Exercise aim: Carry none of the pictures over; set down the material below exactly.

Information provided:
......

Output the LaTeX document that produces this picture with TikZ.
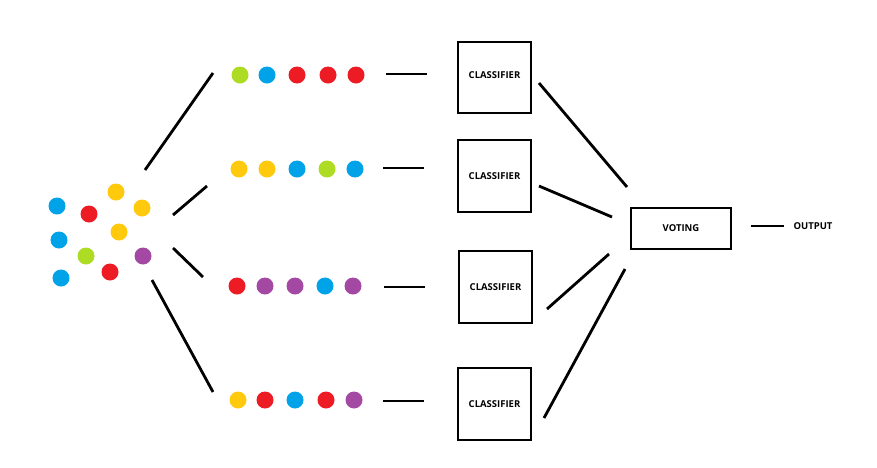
\documentclass[tikz,border=0pt]{standalone}
\usepackage{fontspec}
\setsansfont{Open Sans}
\usetikzlibrary{positioning}
\definecolor{dotgreen}{HTML}{AEDC24}
\definecolor{dotblue}{HTML}{00A2E8}
\definecolor{dotred}{HTML}{ED1C24}
\definecolor{dotyellow}{HTML}{FFC90E}
\definecolor{dotpurple}{HTML}{A349A4}

\begin{document}
\begin{tikzpicture}[x=1pt, y=-1pt, line width=2.8pt,
        dot/.style={circle, inner sep=0pt, minimum size=17pt},
        box/.style={draw, line width=2.8pt, inner sep=0pt, font=\sffamily\bfseries\fontsize{9.5}{11}\selectfont},
        word/.style={inner sep=0pt, font=\sffamily\bfseries\fontsize{9.5}{11}\selectfont}]
    \useasboundingbox (0,0) rectangle (877,467);

    % the full data set
    \node[dot, fill=dotblue]   (s1)  at (57,206) {};
    \node[dot, fill=dotred]    (s2)  at (89,214) {};
    \node[dot, fill=dotyellow] (s3)  at (116,192) {};
    \node[dot, fill=dotyellow] (s4)  at (142,208) {};
    \node[dot, fill=dotblue]   (s5)  at (59,240) {};
    \node[dot, fill=dotyellow] (s6)  at (119,232) {};
    \node[dot, fill=dotgreen]  (s7)  at (86,256) {};
    \node[dot, fill=dotpurple] (s8)  at (143,256) {};
    \node[dot, fill=dotred]    (s9)  at (110,272) {};
    \node[dot, fill=dotblue]   (s10) at (61,278) {};

    % bootstrap samples
    \node[dot, fill=dotgreen]  (a1) at (240,75) {};
    \node[dot, fill=dotblue]   (a2) at (267,75) {};
    \node[dot, fill=dotred]    (a3) at (297,75) {};
    \node[dot, fill=dotred]    (a4) at (328,75) {};
    \node[dot, fill=dotred]    (a5) at (356,75) {};

    \node[dot, fill=dotyellow] (b1) at (239,169) {};
    \node[dot, fill=dotyellow] (b2) at (267,169) {};
    \node[dot, fill=dotblue]   (b3) at (297,169) {};
    \node[dot, fill=dotgreen]  (b4) at (327,169) {};
    \node[dot, fill=dotblue]   (b5) at (355,169) {};

    \node[dot, fill=dotred]    (c1) at (237,286) {};
    \node[dot, fill=dotpurple] (c2) at (265,286) {};
    \node[dot, fill=dotpurple] (c3) at (295,286) {};
    \node[dot, fill=dotblue]   (c4) at (325,286) {};
    \node[dot, fill=dotpurple] (c5) at (353,286) {};

    \node[dot, fill=dotyellow] (d1) at (238,400) {};
    \node[dot, fill=dotred]    (d2) at (265,400) {};
    \node[dot, fill=dotblue]   (d3) at (295,400) {};
    \node[dot, fill=dotred]    (d4) at (326,400) {};
    \node[dot, fill=dotpurple] (d5) at (354,400) {};

    % classifiers and vote
    \node[box, minimum width=73pt, minimum height=71pt] (k1) at (494.5,77.5) {\raisebox{4pt}{CLASSIFIER}};
    \node[box, minimum width=73pt, minimum height=72pt] (k2) at (494.5,176) {CLASSIFIER};
    \node[box, minimum width=73pt, minimum height=72pt] (k3) at (495.5,287) {CLASSIFIER};
    \node[box, minimum width=73pt, minimum height=72pt] (k4) at (494.5,404) {CLASSIFIER};
    \node[box, minimum width=100pt, minimum height=41pt] (vote) at (681,228.5) {VOTING};
    \node[word] (out) at (813,226) {OUTPUT};

    % free line ends
    \coordinate (sa0) at (145,170);  \coordinate (sa1) at (213,73);
    \coordinate (sb0) at (173,215);  \coordinate (sb1) at (207,186);
    \coordinate (sc0) at (173,248);  \coordinate (sc1) at (203,277);
    \coordinate (sd0) at (152,280);  \coordinate (sd1) at (213,392);
    \coordinate (ka0) at (386,74);   \coordinate (ka1) at (427,74);
    \coordinate (kb0) at (383,168);  \coordinate (kb1) at (424,168);
    \coordinate (kc0) at (384,287);  \coordinate (kc1) at (425,287);
    \coordinate (kd0) at (383,401);  \coordinate (kd1) at (424,401);
    \coordinate (va0) at (539,83);   \coordinate (va1) at (627,187);
    \coordinate (vb0) at (539,186);  \coordinate (vb1) at (612,217);
    \coordinate (vc0) at (547,309);  \coordinate (vc1) at (609,254);
    \coordinate (vd0) at (544,418);  \coordinate (vd1) at (625,269);
    \coordinate (o0) at (751,226);   \coordinate (o1) at (784,226);

    \draw (sa0) -- (sa1);
    \draw (sb0) -- (sb1);
    \draw (sc0) -- (sc1);
    \draw (sd0) -- (sd1);
    \draw (ka0) -- (ka1);
    \draw (kb0) -- (kb1);
    \draw (kc0) -- (kc1);
    \draw (kd0) -- (kd1);
    \draw (va0) -- (va1);
    \draw (vb0) -- (vb1);
    \draw (vc0) -- (vc1);
    \draw (vd0) -- (vd1);
    \draw (o0) -- (o1);
\end{tikzpicture}
\end{document}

......

The solution:
Output the LaTeX document that produces this picture with TikZ.
\documentclass[tikz,border=0pt]{standalone}
\usepackage{fontspec}
\setsansfont{Open Sans}
\usetikzlibrary{positioning}
\definecolor{dotgreen}{HTML}{AEDC24}
\definecolor{dotblue}{HTML}{00A2E8}
\definecolor{dotred}{HTML}{ED1C24}
\definecolor{dotyellow}{HTML}{FFC90E}
\definecolor{dotpurple}{HTML}{A349A4}

\begin{document}
\begin{tikzpicture}[x=1pt, y=-1pt, line width=2.8pt,
        dot/.style={circle, inner sep=0pt, minimum size=17pt},
        box/.style={draw, line width=2.8pt, inner sep=0pt, font=\sffamily\bfseries\fontsize{9.5}{11}\selectfont},
        word/.style={inner sep=0pt, font=\sffamily\bfseries\fontsize{9.5}{11}\selectfont}]
    \useasboundingbox (0,0) rectangle (877,467);

    % the full data set
    \node[dot, fill=dotblue]   (s1)  at (57,206) {};
    \node[dot, fill=dotred]    (s2)  at (89,214) {};
    \node[dot, fill=dotyellow] (s3)  at (116,192) {};
    \node[dot, fill=dotyellow] (s4)  at (142,208) {};
    \node[dot, fill=dotblue]   (s5)  at (59,240) {};
    \node[dot, fill=dotyellow] (s6)  at (119,232) {};
    \node[dot, fill=dotgreen]  (s7)  at (86,256) {};
    \node[dot, fill=dotpurple] (s8)  at (143,256) {};
    \node[dot, fill=dotred]    (s9)  at (110,272) {};
    \node[dot, fill=dotblue]   (s10) at (61,278) {};

    % bootstrap samples
    \node[dot, fill=dotgreen]  (a1) at (240,75) {};
    \node[dot, fill=dotblue]   (a2) at (267,75) {};
    \node[dot, fill=dotred]    (a3) at (297,75) {};
    \node[dot, fill=dotred]    (a4) at (328,75) {};
    \node[dot, fill=dotred]    (a5) at (356,75) {};

    \node[dot, fill=dotyellow] (b1) at (239,169) {};
    \node[dot, fill=dotyellow] (b2) at (267,169) {};
    \node[dot, fill=dotblue]   (b3) at (297,169) {};
    \node[dot, fill=dotgreen]  (b4) at (327,169) {};
    \node[dot, fill=dotblue]   (b5) at (355,169) {};

    \node[dot, fill=dotred]    (c1) at (237,286) {};
    \node[dot, fill=dotpurple] (c2) at (265,286) {};
    \node[dot, fill=dotpurple] (c3) at (295,286) {};
    \node[dot, fill=dotblue]   (c4) at (325,286) {};
    \node[dot, fill=dotpurple] (c5) at (353,286) {};

    \node[dot, fill=dotyellow] (d1) at (238,400) {};
    \node[dot, fill=dotred]    (d2) at (265,400) {};
    \node[dot, fill=dotblue]   (d3) at (295,400) {};
    \node[dot, fill=dotred]    (d4) at (326,400) {};
    \node[dot, fill=dotpurple] (d5) at (354,400) {};

    % classifiers and vote
    \node[box, minimum width=73pt, minimum height=71pt] (k1) at (494.5,77.5) {\raisebox{4pt}{CLASSIFIER}};
    \node[box, minimum width=73pt, minimum height=72pt] (k2) at (494.5,176) {CLASSIFIER};
    \node[box, minimum width=73pt, minimum height=72pt] (k3) at (495.5,287) {CLASSIFIER};
    \node[box, minimum width=73pt, minimum height=72pt] (k4) at (494.5,404) {CLASSIFIER};
    \node[box, minimum width=100pt, minimum height=41pt] (vote) at (681,228.5) {VOTING};
    \node[word] (out) at (813,226) {OUTPUT};

    % free line ends
    \coordinate (sa0) at (145,170);  \coordinate (sa1) at (213,73);
    \coordinate (sb0) at (173,215);  \coordinate (sb1) at (207,186);
    \coordinate (sc0) at (173,248);  \coordinate (sc1) at (203,277);
    \coordinate (sd0) at (152,280);  \coordinate (sd1) at (213,392);
    \coordinate (ka0) at (386,74);   \coordinate (ka1) at (427,74);
    \coordinate (kb0) at (383,168);  \coordinate (kb1) at (424,168);
    \coordinate (kc0) at (384,287);  \coordinate (kc1) at (425,287);
    \coordinate (kd0) at (383,401);  \coordinate (kd1) at (424,401);
    \coordinate (va0) at (539,83);   \coordinate (va1) at (627,187);
    \coordinate (vb0) at (539,186);  \coordinate (vb1) at (612,217);
    \coordinate (vc0) at (547,309);  \coordinate (vc1) at (609,254);
    \coordinate (vd0) at (544,418);  \coordinate (vd1) at (625,269);
    \coordinate (o0) at (751,226);   \coordinate (o1) at (784,226);

    \draw (sa0) -- (sa1);
    \draw (sb0) -- (sb1);
    \draw (sc0) -- (sc1);
    \draw (sd0) -- (sd1);
    \draw (ka0) -- (ka1);
    \draw (kb0) -- (kb1);
    \draw (kc0) -- (kc1);
    \draw (kd0) -- (kd1);
    \draw (va0) -- (va1);
    \draw (vb0) -- (vb1);
    \draw (vc0) -- (vc1);
    \draw (vd0) -- (vd1);
    \draw (o0) -- (o1);
\end{tikzpicture}
\end{document}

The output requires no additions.